Task statement:
Any pictures in the records below must be left out when you repeat the lines from the line containing "Rebuild this diagram" through the line containing "(9,12) -- (975,12);" exactly.

Raw records:
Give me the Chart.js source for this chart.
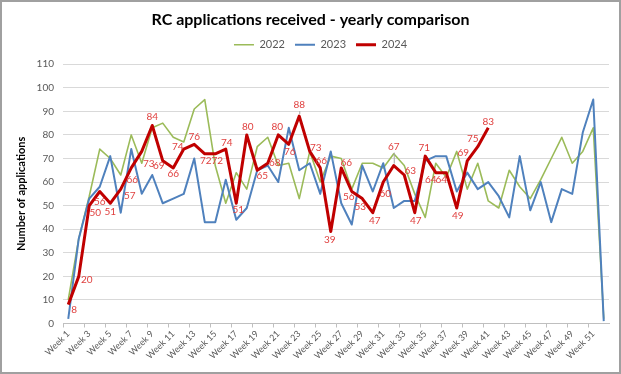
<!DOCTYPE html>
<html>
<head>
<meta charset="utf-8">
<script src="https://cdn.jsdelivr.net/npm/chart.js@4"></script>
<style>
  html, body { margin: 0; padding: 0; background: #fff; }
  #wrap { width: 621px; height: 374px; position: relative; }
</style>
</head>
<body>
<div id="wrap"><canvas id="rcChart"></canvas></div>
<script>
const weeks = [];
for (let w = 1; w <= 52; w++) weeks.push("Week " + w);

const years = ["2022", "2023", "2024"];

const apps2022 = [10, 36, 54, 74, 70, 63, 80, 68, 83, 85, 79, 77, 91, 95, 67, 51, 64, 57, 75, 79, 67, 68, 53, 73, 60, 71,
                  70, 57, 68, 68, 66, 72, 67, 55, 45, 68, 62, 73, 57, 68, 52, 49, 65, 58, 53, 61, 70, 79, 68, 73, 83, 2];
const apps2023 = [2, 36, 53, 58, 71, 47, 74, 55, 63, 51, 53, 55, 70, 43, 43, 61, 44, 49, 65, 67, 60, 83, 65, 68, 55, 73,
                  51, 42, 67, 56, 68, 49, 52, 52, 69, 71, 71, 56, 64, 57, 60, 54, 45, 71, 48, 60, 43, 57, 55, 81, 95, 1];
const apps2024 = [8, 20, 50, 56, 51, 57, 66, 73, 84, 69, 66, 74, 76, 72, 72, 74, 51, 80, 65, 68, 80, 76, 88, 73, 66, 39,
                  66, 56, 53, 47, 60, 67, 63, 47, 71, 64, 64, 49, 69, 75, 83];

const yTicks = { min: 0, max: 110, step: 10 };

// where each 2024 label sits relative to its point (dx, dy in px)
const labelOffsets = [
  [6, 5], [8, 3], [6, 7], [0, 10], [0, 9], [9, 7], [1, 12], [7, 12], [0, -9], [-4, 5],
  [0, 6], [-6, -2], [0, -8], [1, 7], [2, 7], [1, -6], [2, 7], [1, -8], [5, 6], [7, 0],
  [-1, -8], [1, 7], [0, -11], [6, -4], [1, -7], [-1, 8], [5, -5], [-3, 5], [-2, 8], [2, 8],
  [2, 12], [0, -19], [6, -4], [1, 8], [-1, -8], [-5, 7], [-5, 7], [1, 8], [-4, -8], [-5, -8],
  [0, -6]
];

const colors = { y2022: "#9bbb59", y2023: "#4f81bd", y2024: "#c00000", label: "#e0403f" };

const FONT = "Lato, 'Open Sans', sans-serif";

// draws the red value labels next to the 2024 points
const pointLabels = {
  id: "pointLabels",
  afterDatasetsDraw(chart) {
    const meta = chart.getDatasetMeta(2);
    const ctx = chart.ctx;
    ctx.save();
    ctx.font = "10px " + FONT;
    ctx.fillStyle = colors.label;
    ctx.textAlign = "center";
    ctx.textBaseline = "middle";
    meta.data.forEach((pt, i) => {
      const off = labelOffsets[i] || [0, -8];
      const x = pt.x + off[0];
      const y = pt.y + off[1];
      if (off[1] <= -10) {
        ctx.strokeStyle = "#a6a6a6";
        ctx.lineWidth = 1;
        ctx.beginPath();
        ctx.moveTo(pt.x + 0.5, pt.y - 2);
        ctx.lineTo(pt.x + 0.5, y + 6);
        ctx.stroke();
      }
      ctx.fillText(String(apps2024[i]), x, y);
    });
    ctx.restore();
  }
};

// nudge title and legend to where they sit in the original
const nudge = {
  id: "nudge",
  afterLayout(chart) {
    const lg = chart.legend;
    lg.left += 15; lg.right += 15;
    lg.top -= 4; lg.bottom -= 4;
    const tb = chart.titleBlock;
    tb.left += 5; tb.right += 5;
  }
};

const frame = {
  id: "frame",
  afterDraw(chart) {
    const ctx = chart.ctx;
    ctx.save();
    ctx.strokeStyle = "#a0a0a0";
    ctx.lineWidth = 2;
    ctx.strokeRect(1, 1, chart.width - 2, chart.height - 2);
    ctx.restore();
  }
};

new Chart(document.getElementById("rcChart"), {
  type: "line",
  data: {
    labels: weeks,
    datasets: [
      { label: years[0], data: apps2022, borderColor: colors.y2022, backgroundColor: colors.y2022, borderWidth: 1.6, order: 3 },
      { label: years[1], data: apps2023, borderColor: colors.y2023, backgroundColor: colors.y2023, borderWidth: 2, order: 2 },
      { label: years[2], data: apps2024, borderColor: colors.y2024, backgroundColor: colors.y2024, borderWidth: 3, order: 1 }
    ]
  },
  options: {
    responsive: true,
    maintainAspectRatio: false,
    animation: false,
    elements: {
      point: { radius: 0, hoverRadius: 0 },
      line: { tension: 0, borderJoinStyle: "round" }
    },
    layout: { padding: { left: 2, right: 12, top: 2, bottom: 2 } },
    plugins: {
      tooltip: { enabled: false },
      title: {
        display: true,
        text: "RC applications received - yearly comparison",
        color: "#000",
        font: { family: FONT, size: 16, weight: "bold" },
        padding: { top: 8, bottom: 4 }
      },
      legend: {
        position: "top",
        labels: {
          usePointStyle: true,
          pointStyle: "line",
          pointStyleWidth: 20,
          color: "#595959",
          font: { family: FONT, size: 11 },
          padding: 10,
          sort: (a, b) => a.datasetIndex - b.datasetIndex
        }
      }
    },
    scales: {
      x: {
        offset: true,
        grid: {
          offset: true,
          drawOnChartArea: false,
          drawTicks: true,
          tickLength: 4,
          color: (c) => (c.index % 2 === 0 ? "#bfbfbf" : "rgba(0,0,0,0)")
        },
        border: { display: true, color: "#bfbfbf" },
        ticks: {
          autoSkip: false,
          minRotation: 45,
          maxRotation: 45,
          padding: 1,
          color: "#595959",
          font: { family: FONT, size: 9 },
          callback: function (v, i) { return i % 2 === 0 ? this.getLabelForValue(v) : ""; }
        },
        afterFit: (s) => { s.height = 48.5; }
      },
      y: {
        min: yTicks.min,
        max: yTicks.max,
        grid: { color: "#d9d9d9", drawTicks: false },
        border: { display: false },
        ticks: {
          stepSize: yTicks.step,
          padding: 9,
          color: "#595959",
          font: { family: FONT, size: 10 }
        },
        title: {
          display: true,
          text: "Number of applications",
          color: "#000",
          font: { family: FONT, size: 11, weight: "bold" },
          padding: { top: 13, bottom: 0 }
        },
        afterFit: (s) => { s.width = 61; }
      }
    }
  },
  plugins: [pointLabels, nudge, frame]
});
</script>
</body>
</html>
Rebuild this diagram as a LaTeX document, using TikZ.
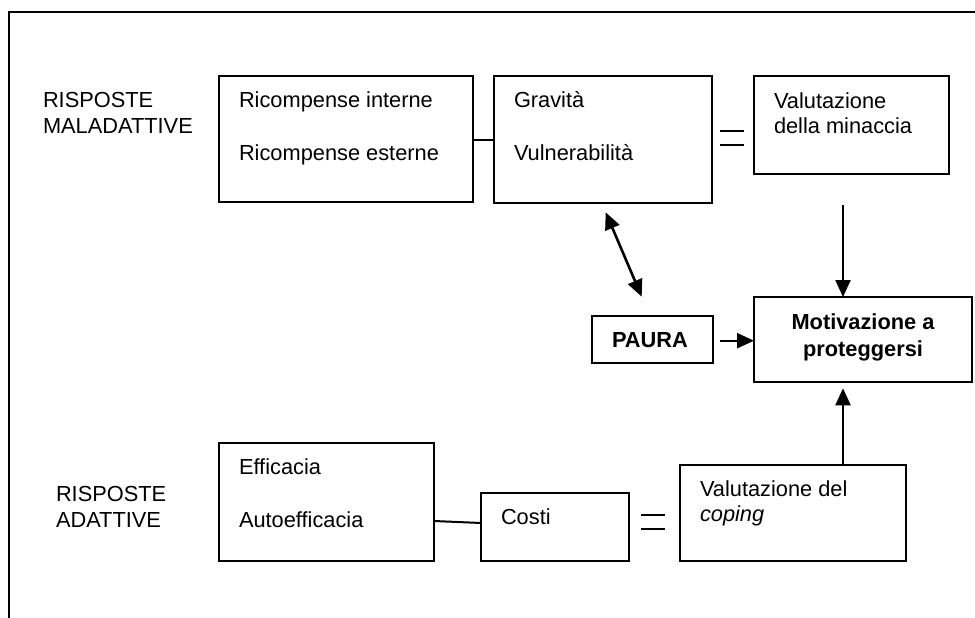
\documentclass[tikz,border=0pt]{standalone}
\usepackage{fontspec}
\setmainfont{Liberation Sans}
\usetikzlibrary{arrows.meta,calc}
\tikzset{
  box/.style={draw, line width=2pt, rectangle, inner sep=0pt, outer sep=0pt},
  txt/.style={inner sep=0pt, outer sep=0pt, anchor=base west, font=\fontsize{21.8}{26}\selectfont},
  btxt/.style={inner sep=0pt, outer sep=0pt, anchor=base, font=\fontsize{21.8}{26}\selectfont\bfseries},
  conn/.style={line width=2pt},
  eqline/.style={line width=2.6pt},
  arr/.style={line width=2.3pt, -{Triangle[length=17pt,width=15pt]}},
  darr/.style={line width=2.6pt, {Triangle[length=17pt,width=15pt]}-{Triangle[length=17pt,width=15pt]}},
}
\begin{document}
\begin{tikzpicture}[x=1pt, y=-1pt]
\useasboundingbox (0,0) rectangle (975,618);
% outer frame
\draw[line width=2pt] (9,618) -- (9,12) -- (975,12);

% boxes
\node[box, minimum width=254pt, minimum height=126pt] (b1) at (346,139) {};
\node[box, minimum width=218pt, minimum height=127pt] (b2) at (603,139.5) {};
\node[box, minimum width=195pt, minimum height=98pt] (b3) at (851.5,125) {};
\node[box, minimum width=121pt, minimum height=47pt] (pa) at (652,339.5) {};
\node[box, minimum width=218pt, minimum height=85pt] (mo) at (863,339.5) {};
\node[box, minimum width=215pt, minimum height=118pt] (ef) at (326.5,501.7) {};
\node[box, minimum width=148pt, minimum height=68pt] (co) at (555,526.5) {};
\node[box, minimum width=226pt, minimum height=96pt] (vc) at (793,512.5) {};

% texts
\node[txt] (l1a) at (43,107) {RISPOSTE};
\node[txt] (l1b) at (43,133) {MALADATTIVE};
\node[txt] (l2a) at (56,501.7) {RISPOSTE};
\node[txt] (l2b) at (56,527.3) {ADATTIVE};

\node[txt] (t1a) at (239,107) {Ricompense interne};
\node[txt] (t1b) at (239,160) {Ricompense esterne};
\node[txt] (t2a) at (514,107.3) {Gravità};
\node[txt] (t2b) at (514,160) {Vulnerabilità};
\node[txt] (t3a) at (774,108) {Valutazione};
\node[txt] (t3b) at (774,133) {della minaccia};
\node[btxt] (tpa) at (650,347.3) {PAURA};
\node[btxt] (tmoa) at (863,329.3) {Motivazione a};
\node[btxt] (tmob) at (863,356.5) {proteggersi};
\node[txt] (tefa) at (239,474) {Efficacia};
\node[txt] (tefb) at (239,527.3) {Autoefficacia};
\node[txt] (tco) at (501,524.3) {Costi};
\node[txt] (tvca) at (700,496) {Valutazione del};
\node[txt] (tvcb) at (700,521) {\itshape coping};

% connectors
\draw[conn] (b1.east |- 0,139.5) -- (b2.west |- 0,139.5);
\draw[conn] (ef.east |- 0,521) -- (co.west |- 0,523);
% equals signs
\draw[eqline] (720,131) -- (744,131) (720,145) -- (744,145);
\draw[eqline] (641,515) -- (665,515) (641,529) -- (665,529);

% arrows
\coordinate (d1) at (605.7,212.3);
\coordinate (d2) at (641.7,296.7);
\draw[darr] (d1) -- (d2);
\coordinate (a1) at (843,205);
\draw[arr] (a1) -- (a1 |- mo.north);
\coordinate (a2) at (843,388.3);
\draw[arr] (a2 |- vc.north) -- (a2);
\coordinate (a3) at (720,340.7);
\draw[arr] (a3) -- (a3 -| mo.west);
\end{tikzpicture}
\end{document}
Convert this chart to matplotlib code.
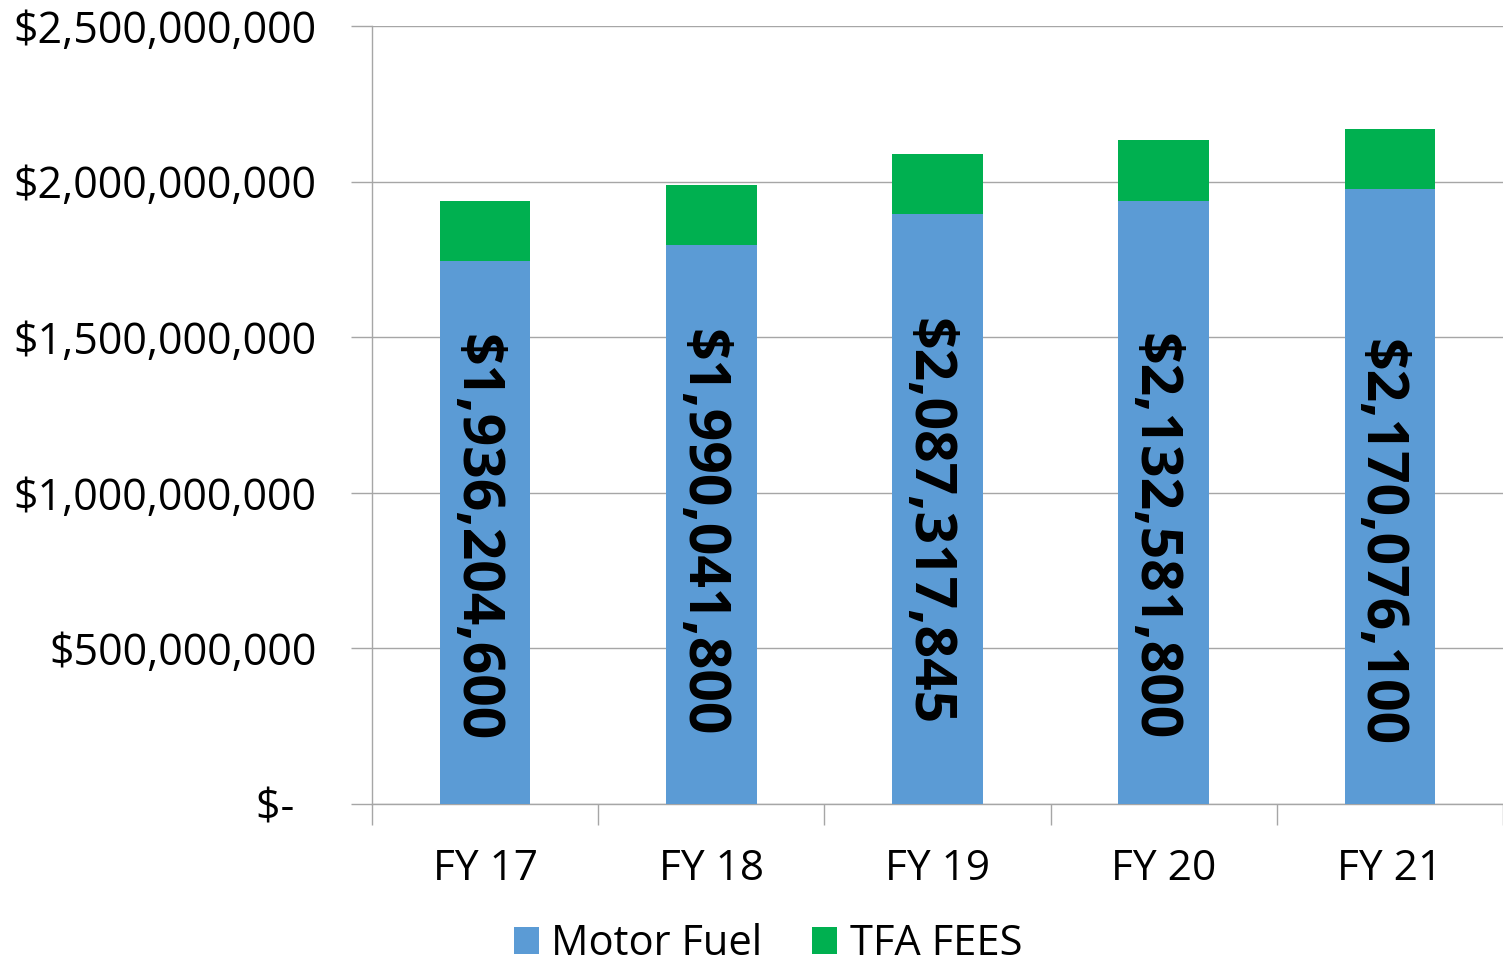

Solved problem:
Rebuild this diagram as a LaTeX document, using TikZ.
\documentclass[tikz,border=0pt]{standalone}
\usepackage{fontspec}
\setmainfont{Liberation Sans}
\usetikzlibrary{arrows.meta,calc}
\tikzset{
  box/.style={draw, line width=2pt, rectangle, inner sep=0pt, outer sep=0pt},
  txt/.style={inner sep=0pt, outer sep=0pt, anchor=base west, font=\fontsize{21.8}{26}\selectfont},
  btxt/.style={inner sep=0pt, outer sep=0pt, anchor=base, font=\fontsize{21.8}{26}\selectfont\bfseries},
  conn/.style={line width=2pt},
  eqline/.style={line width=2.6pt},
  arr/.style={line width=2.3pt, -{Triangle[length=17pt,width=15pt]}},
  darr/.style={line width=2.6pt, {Triangle[length=17pt,width=15pt]}-{Triangle[length=17pt,width=15pt]}},
}
\begin{document}
\begin{tikzpicture}[x=1pt, y=-1pt]
\useasboundingbox (0,0) rectangle (975,618);
% outer frame
\draw[line width=2pt] (9,618) -- (9,12) -- (975,12);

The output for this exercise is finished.